Sky Blue FC forward Samantha Kerr
Kerr celebrates a goal for Sky Blue FC against Orlando Pride earlier this year. Photograph: Icon Sportswire/Icon Sportswire via Getty Images

With the spotlight now on the youngest Kerr, the season has been capped by being shortlisted for Fifa’s prestigious player of the year award. She describes the nomination as “weird but awesome” and “surreal” to be considered for an honour previously won by Abby Wambach and Carli Lloyd – former team-mates and role models she now calls friends.

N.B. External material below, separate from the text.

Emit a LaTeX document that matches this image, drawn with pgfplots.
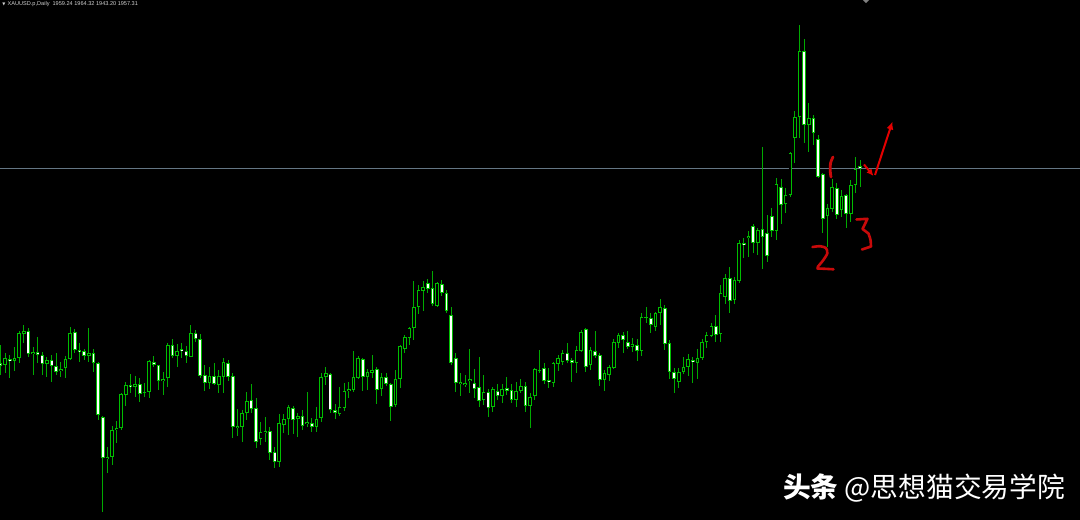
\documentclass[border=0pt]{standalone}
\usepackage{fontspec}
\usepackage{pgfplots}
\pgfplotsset{compat=1.18}
\usepackage{pgfplotstable}
\usetikzlibrary{arrows.meta}
\setmainfont{Liberation Sans}
\newfontfamily\cjk{Noto Sans CJK SC}
\newfontfamily\dejavu{DejaVu Sans}
\definecolor{wick}{RGB}{0,170,0}
\definecolor{edge}{RGB}{0,190,0}
\definecolor{bidline}{RGB}{100,118,132}
\definecolor{pen}{RGB}{200,10,10}
\definecolor{penb}{RGB}{228,0,0}
\definecolor{lbl}{RGB}{210,210,210}

% daily candles; values are screen rows (larger = lower price)
\pgfplotstableread{
i o h l c
0 363 345 375 366
1 365 353 373 358
2 359 355 378 361
3 361 347 371 358
4 358 331 363 333
5 334 325 343 331
6 331 328 357 354
7 354 347 375 352
8 352 337 363 355
9 355 352 375 364
10 364 357 377 360
11 360 355 382 366
12 366 353 375 372
13 371 362 377 369
14 368 356 378 359
15 359 327 360 333
16 332 329 353 350
17 350 343 362 352
18 351 349 360 356
19 356 328 362 353
20 353 349 372 363
21 363 362 420 415
22 417 416 512 458
23 459 447 473 457
24 457 426 465 430
25 430 421 443 428
26 428 393 430 394
27 395 382 406 385
28 385 374 393 387
29 387 376 397 384
30 384 378 402 394
31 393 383 397 392
32 392 360 398 361
33 362 356 367 365
34 365 365 390 381
35 381 372 395 379
36 378 343 387 345
37 345 339 358 356
38 356 344 367 351
39 349 343 358 351
40 351 346 363 356
41 357 325 357 333
42 333 330 342 339
43 339 334 378 376
44 375 365 391 383
45 383 367 389 376
46 376 363 385 384
47 385 370 393 376
48 377 358 393 362
49 363 360 381 377
50 376 373 438 427
51 428 409 436 426
52 427 410 442 413
53 413 392 420 401
54 400 384 413 409
55 408 398 448 442
56 439 422 445 432
57 433 417 442 431
58 431 427 460 453
59 452 447 468 462
60 462 414 467 423
61 425 414 433 419
62 419 405 435 407
63 408 406 434 420
64 419 413 437 416
65 416 410 430 426
66 424 392 427 422
67 423 418 432 427
68 427 407 432 419
69 418 373 422 377
70 377 367 385 373
71 374 373 413 410
72 410 404 419 413
73 414 387 416 407
74 408 383 411 391
75 391 382 398 389
76 390 351 392 377
77 378 356 379 358
78 359 358 391 377
79 377 369 390 372
80 373 355 378 370
81 369 367 404 390
82 389 373 396 377
83 377 373 386 384
84 384 383 421 407
85 405 370 407 379
86 379 345 388 346
87 349 335 353 337
88 338 327 345 328
89 328 281 340 307
90 307 285 314 290
91 291 281 311 287
92 283 279 293 289
93 288 271 306 304
94 306 282 307 283
95 284 280 296 293
96 293 290 313 311
97 315 307 365 363
98 358 353 392 383
99 384 373 396 382
100 385 375 387 383
101 381 349 393 379
102 383 369 398 389
103 387 357 407 401
104 400 375 405 392
105 392 389 417 408
106 407 387 412 389
107 391 384 400 396
108 396 384 403 389
109 388 377 395 391
110 390 384 403 400
111 400 382 407 391
112 391 379 393 386
113 386 382 412 406
114 406 393 428 397
115 396 368 400 369
116 371 350 373 370
117 368 363 384 381
118 380 368 388 382
119 383 362 387 363
120 364 355 371 358
121 362 350 365 353
122 353 343 363 361
123 360 358 382 363
124 363 346 373 350
125 351 330 352 332
126 329 328 372 367
127 365 347 370 350
128 351 331 358 356
129 355 353 386 380
130 380 370 391 373
131 375 365 381 367
132 368 339 369 342
133 343 333 348 335
134 335 332 353 340
135 342 331 349 347
136 347 338 352 344
137 345 339 361 351
138 351 313 356 317
139 318 307 323 317
140 318 313 333 325
141 327 312 331 313
142 313 299 325 307
143 308 305 350 344
144 343 340 379 372
145 372 368 393 379
146 382 368 388 372
147 372 357 374 367
148 367 354 376 359
149 360 357 383 362
150 363 349 379 358
151 358 339 360 342
152 342 332 348 335
153 336 323 337 326
154 326 315 342 335
155 334 285 342 293
156 297 274 304 278
157 278 267 313 301
158 300 277 304 280
159 281 240 283 243
160 243 238 258 245
161 238 231 257 236
162 226 224 253 243
163 243 228 255 230
164 229 147 269 237
165 233 215 262 256
166 216 208 237 231
167 231 178 240 184
168 187 179 224 205
169 204 188 213 195
170 195 152 197 153
171 138 111 163 117
172 117 25 138 51
173 51 39 143 125
174 125 103 152 118
175 118 115 145 133
176 139 135 178 177
177 174 173 233 219
178 216 204 247 208
179 209 179 212 187
180 188 183 219 215
181 210 190 217 196
182 195 194 228 214
183 214 180 222 185
184 185 157 193 169
185 166 160 187 168
}\candles

\begin{document}
\begin{tikzpicture}
\fill[black] (0,0) rectangle (1080bp,520bp);
\begin{axis}[
  at={(0,0)}, anchor=south west,
  scale only axis, width=1080bp, height=520bp,
  xmin=-0.1076, xmax=232.35, ymin=0, ymax=520, y dir=reverse,
  axis lines=none, ticks=none,
]
% bid line
\addplot[bidline, line width=0.9bp] coordinates {(-1,168.3) (240,168.3)};
% wicks
\addplot[wick, line width=1bp, quiver={u=0, v={\thisrow{l}-\thisrow{h}}}]
  table[x=i, y=h] {\candles};
% body outlines
\addplot[edge, line width=3.6bp, quiver={u=0, v={max(abs(\thisrow{c}-\thisrow{o}),1)}}]
  table[x=i, y expr={min(\thisrow{o},\thisrow{c})}] {\candles};
% bear bodies (white)
\addplot[white, line width=1.8bp, quiver={u=0, v={(\thisrow{c}>\thisrow{o})*max(abs(\thisrow{c}-\thisrow{o})-1.8,0)}}]
  table[x=i, y expr={min(\thisrow{o},\thisrow{c})+0.9}] {\candles};
% bull bodies (black)
\addplot[black, line width=1.8bp, quiver={u=0, v={(\thisrow{c}<\thisrow{o})*max(abs(\thisrow{c}-\thisrow{o})-1.8,0)}}]
  table[x=i, y expr={min(\thisrow{o},\thisrow{c})+0.9}] {\candles};
\end{axis}

\begin{scope}[x=1bp, y=-1bp, shift={(0,520bp)}]
% header
\node[anchor=center, inner sep=0, text=lbl, font=\dejavu\fontsize{4}{4}\selectfont] at (3.8,4.2) {▼};
\node[anchor=west, inner sep=0, text=lbl, font=\fontsize{5.6}{6}\selectfont] at (7.5,4.3) {XAUUSD.p,Daily\ \ 1959.24 1964.32 1943.20 1957.31};
\fill[gray] (863,0) -- (869,0) -- (866,3.2) -- cycle;
% hand-drawn annotations
\draw[pen, line width=2.8bp, line cap=round, line join=round]
  plot[smooth, tension=0.5] coordinates {(833,157) (830.6,163) (830.2,171) (831,177)};
\draw[pen, line width=2.6bp, line cap=round, line join=round]
  plot[smooth, tension=0.4] coordinates {(812.5,247) (820,246.2) (826,248) (827.3,253.5) (823,260.5) (818,266.5)}
  -- (817.5,268.5) -- (825,268.8) -- (833.5,269.3);
\draw[pen, line width=2.6bp, line cap=round, line join=round]
  (856.5,219.5) -- (867.5,218.8) -- (862.5,229) -- (868.5,233.5)
  plot[smooth, tension=0.5] coordinates {(868.5,233.5) (870.5,240) (871,246.5)} -- (862,249.5);
\draw[penb, line width=2bp, -{Latex[length=8bp,width=7bp]}] (875,175) -- (892.5,121.5);
\draw[penb, line width=2bp, -{Latex[length=7bp,width=6.5bp]}] (864,164.5) -- (873.5,176);
% watermark
\node[anchor=base west, inner sep=0, text=white, font=\cjk\fontsize{27.8}{28}\selectfont] at (783,497.5) {{\bfseries 头条} @思想猫交易学院};
\end{scope}
\end{tikzpicture}
\end{document}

First though, there’s time with the dog she is fostering during the NWSL season and afternoons on the beach near the Jersey Shore apartment she shares with some team-mates. She’s also spent $105 on a beach season pass (an alien concept for someone from Perth) which suggests the hot weather will continue – as well as Kerr’s hot form.

“Some people can just do football, football, football but I need an escape,” she says. “New Jersey is a beautiful place. There are beaches and there is New York City an hour away. My off-field lifestyle is really important. If I am unhappy off the field, I don’t play well. Here, I can just come to training, have fun, be who I am, and play like I play.”